#### [Written problem]
Set down each line of the material that follows, exactly, with no pictures.

▬▬▬▬▬▬▬▬▬▬

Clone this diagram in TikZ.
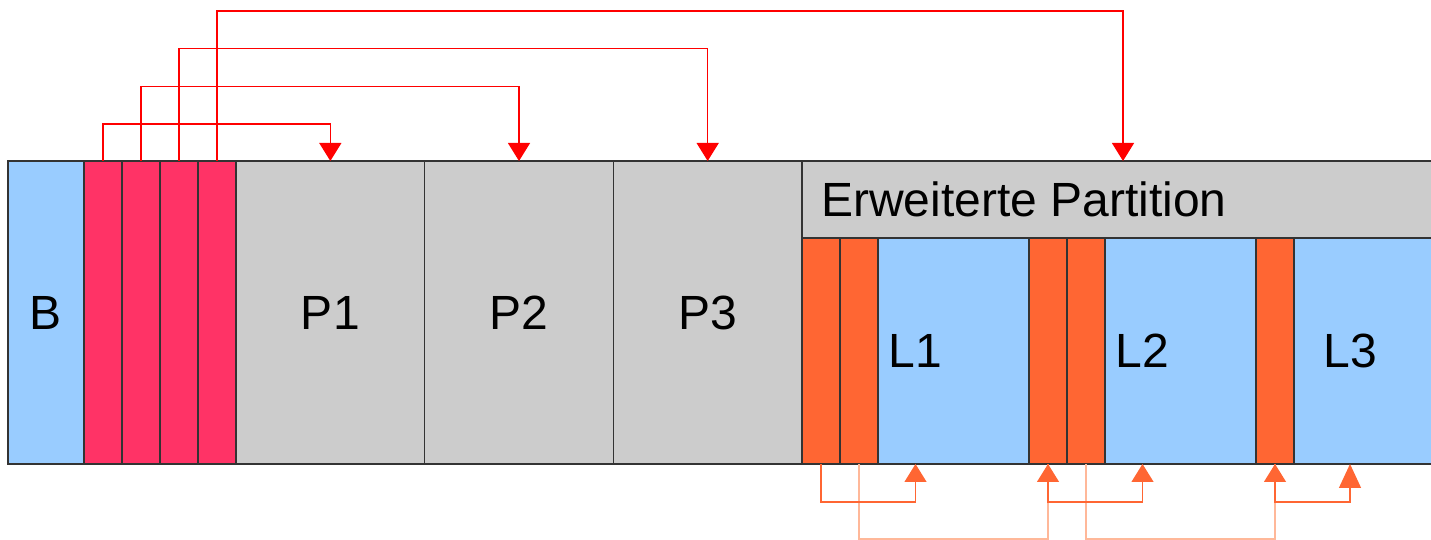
\documentclass[tikz,border=0pt]{standalone}
\usepackage{fontspec}
\setmainfont{Liberation Sans}
\usetikzlibrary{positioning,arrows.meta}
\definecolor{bootblue}{HTML}{99CCFF}
\definecolor{mbrred}{HTML}{FF3366}
\definecolor{partgray}{HTML}{CCCCCC}
\definecolor{linkred}{HTML}{FF0000}
\definecolor{ebrorange}{HTML}{FF6633}
\definecolor{ebrpale}{HTML}{FFB899}
\tikzstyle{partbox} = [draw=black!80, line width=1.3pt, rectangle, inner sep=0pt, outer sep=0pt, anchor=south west, font=\fontsize{48}{58}\selectfont]
\tikzstyle{boot} = [partbox, fill=bootblue, minimum width=76pt, minimum height=303pt]
\tikzstyle{mbr} = [partbox, fill=mbrred, minimum width=38pt, minimum height=303pt]
\tikzstyle{primary} = [partbox, fill=partgray, minimum width=188.67pt, minimum height=303pt]
\tikzstyle{extended} = [partbox, fill=partgray, minimum width=642pt, minimum height=77pt]
\tikzstyle{logical} = [partbox, fill=bootblue, minimum height=226pt]
\tikzstyle{ebr} = [partbox, fill=ebrorange, minimum width=38pt, minimum height=226pt]
\tikzstyle{mbrlink} = [draw=linkred, line width=1.3pt, -{Triangle[width=22pt,length=18pt,color=linkred]}]
\tikzstyle{ebrlink} = [draw=ebrorange, line width=1.3pt, -{Triangle[width=22pt,length=18pt,color=ebrorange]}]
\tikzstyle{ebrnext} = [draw=ebrpale, line width=1.3pt, -{Triangle[width=22pt,length=18pt,color=ebrorange]}]

\begin{document}
\begin{tikzpicture}[x=1pt,y=1pt]
  \clip (0,0) rectangle (1431,540);
  % MBR and primary partitions
  \node[boot] (B) at (8,76) {B};
  \node[mbr, right=0pt of B] (mbr1) {};
  \node[mbr, right=0pt of mbr1] (mbr2) {};
  \node[mbr, right=0pt of mbr2] (mbr3) {};
  \node[mbr, right=0pt of mbr3] (mbr4) {};
  \node[primary, right=0pt of mbr4] (P1) {P1};
  \node[primary, right=0pt of P1] (P2) {P2};
  \node[primary, right=0pt of P2] (P3) {P3};
  % extended partition
  \node[extended] (ext) at (802,302) {};
  \node[font=\fontsize{48}{58}\selectfont, inner sep=0pt, anchor=west] (exttitle) at ([xshift=19pt]ext.west) {Erweiterte Partition};
  \node[logical, minimum width=227pt] (L1) at (802,76) {L1};
  \node[logical, minimum width=227pt] (L2) at (L1.south east) {L2};
  \node[logical, minimum width=188pt] (L3) at (L2.south east) {L3};
  \node[ebr] (ebr1a) at (L1.south west) {};
  \node[ebr, right=0pt of ebr1a] (ebr1b) {};
  \node[ebr] (ebr2a) at (L2.south west) {};
  \node[ebr, right=0pt of ebr2a] (ebr2b) {};
  \node[ebr] (ebr3) at (L3.south west) {};
  % partition table entries
  \draw[mbrlink] (mbr1.north) -- ++(0,37) -| (P1.north);
  \draw[mbrlink] (mbr2.north) -- ++(0,74.7) -| (P2.north);
  \draw[mbrlink] (mbr3.north) -- ++(0,112.3) -| (P3.north);
  \draw[mbrlink] (mbr4.north) -- ++(0,150) -| (ext.north);
  % EBR chain
  \draw[ebrnext] (ebr1b.south) -- ++(0,-75) -| (ebr2a.south);
  \draw[ebrnext] (ebr2b.south) -- ++(0,-75) -| (ebr3.south);
  \draw[ebrlink] (ebr1a.south) -- ++(0,-38) -| (L1.south);
  \draw[ebrlink] (ebr2a.south) -- ++(0,-38) -| (L2.south);
  \draw[ebrlink, -{Triangle[width=22pt,length=24pt,color=ebrorange]}] (ebr3.south) -- ++(0,-38) -| (L3.south);
\end{tikzpicture}
\end{document}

▬▬▬▬▬▬▬▬▬▬

#### [Written answer]
Clone this diagram in TikZ.
\documentclass[tikz,border=0pt]{standalone}
\usepackage{fontspec}
\setmainfont{Liberation Sans}
\usetikzlibrary{positioning,arrows.meta}
\definecolor{bootblue}{HTML}{99CCFF}
\definecolor{mbrred}{HTML}{FF3366}
\definecolor{partgray}{HTML}{CCCCCC}
\definecolor{linkred}{HTML}{FF0000}
\definecolor{ebrorange}{HTML}{FF6633}
\definecolor{ebrpale}{HTML}{FFB899}
\tikzstyle{partbox} = [draw=black!80, line width=1.3pt, rectangle, inner sep=0pt, outer sep=0pt, anchor=south west, font=\fontsize{48}{58}\selectfont]
\tikzstyle{boot} = [partbox, fill=bootblue, minimum width=76pt, minimum height=303pt]
\tikzstyle{mbr} = [partbox, fill=mbrred, minimum width=38pt, minimum height=303pt]
\tikzstyle{primary} = [partbox, fill=partgray, minimum width=188.67pt, minimum height=303pt]
\tikzstyle{extended} = [partbox, fill=partgray, minimum width=642pt, minimum height=77pt]
\tikzstyle{logical} = [partbox, fill=bootblue, minimum height=226pt]
\tikzstyle{ebr} = [partbox, fill=ebrorange, minimum width=38pt, minimum height=226pt]
\tikzstyle{mbrlink} = [draw=linkred, line width=1.3pt, -{Triangle[width=22pt,length=18pt,color=linkred]}]
\tikzstyle{ebrlink} = [draw=ebrorange, line width=1.3pt, -{Triangle[width=22pt,length=18pt,color=ebrorange]}]
\tikzstyle{ebrnext} = [draw=ebrpale, line width=1.3pt, -{Triangle[width=22pt,length=18pt,color=ebrorange]}]

\begin{document}
\begin{tikzpicture}[x=1pt,y=1pt]
  \clip (0,0) rectangle (1431,540);
  % MBR and primary partitions
  \node[boot] (B) at (8,76) {B};
  \node[mbr, right=0pt of B] (mbr1) {};
  \node[mbr, right=0pt of mbr1] (mbr2) {};
  \node[mbr, right=0pt of mbr2] (mbr3) {};
  \node[mbr, right=0pt of mbr3] (mbr4) {};
  \node[primary, right=0pt of mbr4] (P1) {P1};
  \node[primary, right=0pt of P1] (P2) {P2};
  \node[primary, right=0pt of P2] (P3) {P3};
  % extended partition
  \node[extended] (ext) at (802,302) {};
  \node[font=\fontsize{48}{58}\selectfont, inner sep=0pt, anchor=west] (exttitle) at ([xshift=19pt]ext.west) {Erweiterte Partition};
  \node[logical, minimum width=227pt] (L1) at (802,76) {L1};
  \node[logical, minimum width=227pt] (L2) at (L1.south east) {L2};
  \node[logical, minimum width=188pt] (L3) at (L2.south east) {L3};
  \node[ebr] (ebr1a) at (L1.south west) {};
  \node[ebr, right=0pt of ebr1a] (ebr1b) {};
  \node[ebr] (ebr2a) at (L2.south west) {};
  \node[ebr, right=0pt of ebr2a] (ebr2b) {};
  \node[ebr] (ebr3) at (L3.south west) {};
  % partition table entries
  \draw[mbrlink] (mbr1.north) -- ++(0,37) -| (P1.north);
  \draw[mbrlink] (mbr2.north) -- ++(0,74.7) -| (P2.north);
  \draw[mbrlink] (mbr3.north) -- ++(0,112.3) -| (P3.north);
  \draw[mbrlink] (mbr4.north) -- ++(0,150) -| (ext.north);
  % EBR chain
  \draw[ebrnext] (ebr1b.south) -- ++(0,-75) -| (ebr2a.south);
  \draw[ebrnext] (ebr2b.south) -- ++(0,-75) -| (ebr3.south);
  \draw[ebrlink] (ebr1a.south) -- ++(0,-38) -| (L1.south);
  \draw[ebrlink] (ebr2a.south) -- ++(0,-38) -| (L2.south);
  \draw[ebrlink, -{Triangle[width=22pt,length=24pt,color=ebrorange]}] (ebr3.south) -- ++(0,-38) -| (L3.south);
\end{tikzpicture}
\end{document}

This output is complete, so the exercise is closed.